OKLAHOMA CITY — A Kiowa filmmaker returned home to premiere his latest project, a movie that highlights Native American cultures and history in Oklahoma.


“Indian Girl” debuted June 11 at the 10th Annual deadCENTER Film Festival in Oklahoma City.
The film’s director, Christopher McKenzie, is a Kiowa Tribal citizen from Mustang, Okla., and says that the film’s subject is deeply personal to him.
“At the center of the movie is the intersection of Native American and white cultures in the history of Oklahoma,” he said. “I’m a quarter-blooded Kiowa with strong family ties to the tribe, and I wanted to bring the blending represented in my own life to the screen.”
The film is historical fiction set during both the Oklahoma Land Run of 1889 and during a present-day elementary school re-enactment of the event. The first segment centers around an encounter between a white settler and a Native American girl, while the second segment features another Native girl caught in the middle of a dispute between her parents and her school.

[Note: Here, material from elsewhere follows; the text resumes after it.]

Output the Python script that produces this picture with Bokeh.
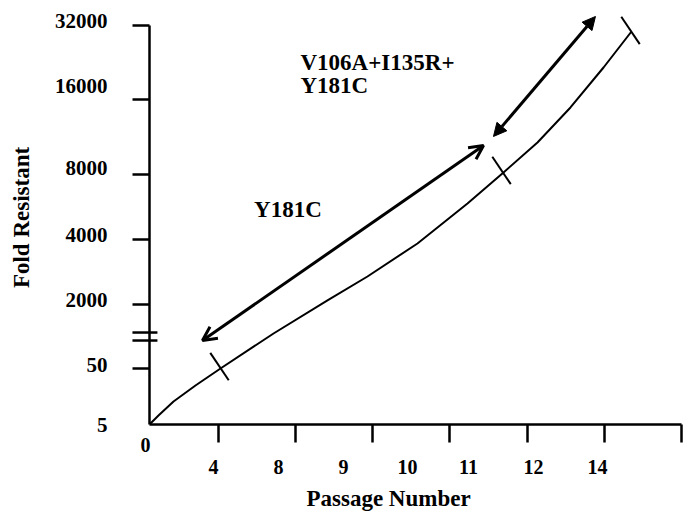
import math
from bokeh.plotting import figure
from bokeh.models import (Range1d, LinearAxis, FixedTicker, Arrow, OpenHead,
                          NormalHead)
from bokeh.core.properties import value
from bokeh.embed import file_html
from bokeh.resources import INLINE

# ---------------- data (schematic axis units) ----------------
x_tick_pos = [0.908, 1.921, 2.934, 3.947, 4.974, 5.987, 7.0]
x_label_pos = [0.842, 1.697, 2.553, 3.395, 4.197, 5.053, 5.895]
x_labels = ["4", "8", "9", "10", "11", "12", "14"]

y_tick_pos = [0.862, 1.846, 2.846, 3.846, 5.0, 6.138]
y_label_pos = [0.0, 0.908, 1.908, 2.92, 3.94, 5.215, 6.215]
y_labels = ["5", "50", "2000", "4000", "8000", "16000", "32000"]
y_break_pos = [1.292, 1.415]

curve_x = [0.0, 0.118, 0.316, 0.605, 0.934, 1.632, 2.342, 2.868, 3.526,
           4.184, 4.658, 5.105, 5.539, 5.974, 6.342]
curve_y = [0.0, 0.138, 0.354, 0.6, 0.862, 1.4, 1.908, 2.277, 2.785,
           3.4, 3.877, 4.338, 4.877, 5.492, 6.046]

stage_x = [0.921, 4.632, 6.329]
stage_y = [0.892, 3.908, 6.062]

arrow1 = dict(x_start=0.697, y_start=1.292, x_end=4.395, y_end=4.292)
arrow2 = dict(x_start=4.526, y_start=4.431, x_end=5.868, y_end=6.277)

label_texts = ["V106A+I135R+", "Y181C"]
label_x = [1.987, 1.987]
label_y = [5.569, 5.208]
y181c_text = "Y181C"
y181c_x, y181c_y = 1.822, 3.308
origin_label = "0"
origin_label_x, origin_label_y = -0.053, -0.308
x_title = "Passage Number"
x_title_x, x_title_y = 3.145, -1.14
y_title = "Fold Resistant"

# ---------------- styling ----------------
FONT = "Liberation Serif"
X_MAX, Y_MAX = 7.0, 6.369

p = figure(width=683, height=514, x_range=Range1d(0, X_MAX),
           y_range=Range1d(0, Y_MAX), output_backend="svg",
           toolbar_location=None, x_axis_location=None, y_axis_location=None,
           min_border_left=149, min_border_right=2, min_border_top=10,
           min_border_bottom=90)
p.outline_line_color = None
for g in p.grid:
    g.visible = False

# x axis: ticks and line (no labels)
xt = LinearAxis(ticker=FixedTicker(ticks=x_tick_pos, minor_ticks=[]),
                bounds=(0, x_tick_pos[-1]), axis_line_width=2.5,
                major_tick_line_width=2.5, major_tick_out=18, major_tick_in=0,
                minor_tick_out=0, major_label_text_color=None,
                major_label_text_font_size="1px", major_label_standoff=0)
p.add_layout(xt, "below")
# x axis: labels
xl = LinearAxis(ticker=FixedTicker(ticks=x_label_pos, minor_ticks=[]),
                major_label_overrides={v: t for v, t in zip(x_label_pos, x_labels)},
                axis_line_color=None, major_tick_line_color=None,
                minor_tick_line_color=None, major_tick_out=0, major_tick_in=0,
                major_label_standoff=17, major_label_text_font=FONT,
                major_label_text_font_style="bold",
                major_label_text_font_size="20px",
                major_label_text_color="black")
p.add_layout(xl, "below")

# y axis: ticks and line (no labels)
yt = LinearAxis(ticker=FixedTicker(ticks=y_tick_pos, minor_ticks=[]),
                bounds=(0, y_tick_pos[-1]), axis_line_width=2.5,
                major_tick_line_width=2.5, major_tick_out=17, major_tick_in=0,
                minor_tick_out=0, major_label_text_color=None,
                major_label_text_font_size="1px", major_label_standoff=0)
p.add_layout(yt, "left")
# y axis: labels and title
yl = LinearAxis(ticker=FixedTicker(ticks=y_label_pos, minor_ticks=[]),
                major_label_overrides={v: t for v, t in zip(y_label_pos, y_labels)},
                axis_line_color=None, major_tick_line_color=None,
                minor_tick_line_color=None, major_tick_out=0, major_tick_in=0,
                major_label_standoff=25, major_label_text_font=FONT,
                major_label_text_font_style="bold",
                major_label_text_font_size="21px",
                major_label_text_color="black",
                axis_label=y_title, axis_label_text_font=FONT,
                axis_label_text_font_style="bold",
                axis_label_text_font_size="23px",
                axis_label_text_color="black", axis_label_standoff=18)
p.add_layout(yl, "left")

# axis break marks
p.scatter(x=[-0.06] * len(y_break_pos), y=y_break_pos, marker="dash",
          size=25, line_width=2.5, line_color="black", level="overlay")

# resistance curve
p.line(curve_x, curve_y, line_width=2, line_color="black")
# stage marks across the curve
p.scatter(x=stage_x, y=stage_y, marker="dash", size=33,
          angle=math.radians(-56), line_width=2, line_color="black")

# arrows
p.add_layout(Arrow(**arrow1, line_width=3, line_color="black",
                   start=OpenHead(size=14, line_width=3, line_color="black"),
                   end=OpenHead(size=14, line_width=3, line_color="black")))
p.add_layout(Arrow(**arrow2, line_width=3, line_color="black",
                   start=NormalHead(size=13, line_width=1, line_color="black", fill_color="black"),
                   end=NormalHead(size=13, line_width=1, line_color="black", fill_color="black")))

# text annotations
p.text(x=label_x, y=label_y, text=label_texts, text_font=value(FONT),
       text_font_style="bold", text_font_size="23px", text_align="left",
       text_baseline="middle", text_color="black")
p.text(x=[y181c_x], y=[y181c_y], text=[y181c_text], text_font=value(FONT),
       text_font_style="bold", text_font_size="23px", text_align="center",
       text_baseline="middle", text_color="black")

# origin tick label and x-axis title (outside the frame)
p.text(x=[origin_label_x], y=[origin_label_y], text=[origin_label],
       text_font=value(FONT), text_font_style="bold", text_font_size="20px",
       text_align="center", text_baseline="middle", text_color="black",
       level="overlay")
p.text(x=[x_title_x], y=[x_title_y], text=[x_title], text_font=value(FONT),
       text_font_style="bold", text_font_size="23px", text_align="center",
       text_baseline="middle", text_color="black", level="overlay")

open("out.html", "w").write(file_html(p, INLINE))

Though set in a fictional Oklahoma town, McKenzie explained he intended the film to highlight the history and culture of the state as a whole.
“Oklahoma is unique among states,” he said. “It has one of the largest percentage populations of Native Americans in the country, yet most of its tribes are not based on any kind of reservation. Most modern portrayals of Indians are set on reservations, and so there can be this misconception that all Indians live on reservations.  And you’ll still run into the occasional naïve person who still thinks there might be teepees all over Oklahoma.”
But the truth, said McKenzie, is far more normal, and to him, far more interesting. “We all live in the same towns, the same neighborhoods, and many times go to the same schools and churches. Just thinking how Native Americans were treated 100 years ago, it’s remarkable how boringly normal life between whites and Indians can be today, and still how both cultures have had an impact on the other over the decades.”
He continued, “There are still tensions and conflicts, and the film tries to illustrate the contrast between the past and present, but at the same time show the challenges for the future.”
The film “Indian Girl,” McKenzie explained, tries to illustrate the evolution of that relationship from open hostility to peaceful, if sometimes uneasy, cohabitation. “This movie isn’t a happy story, necessarily – I’ve tried very hard not to sugarcoat some of the worse aspects of our past. But it is a hopeful story – one that highlights the progress we’ve made and the possibility of more progress in the future.”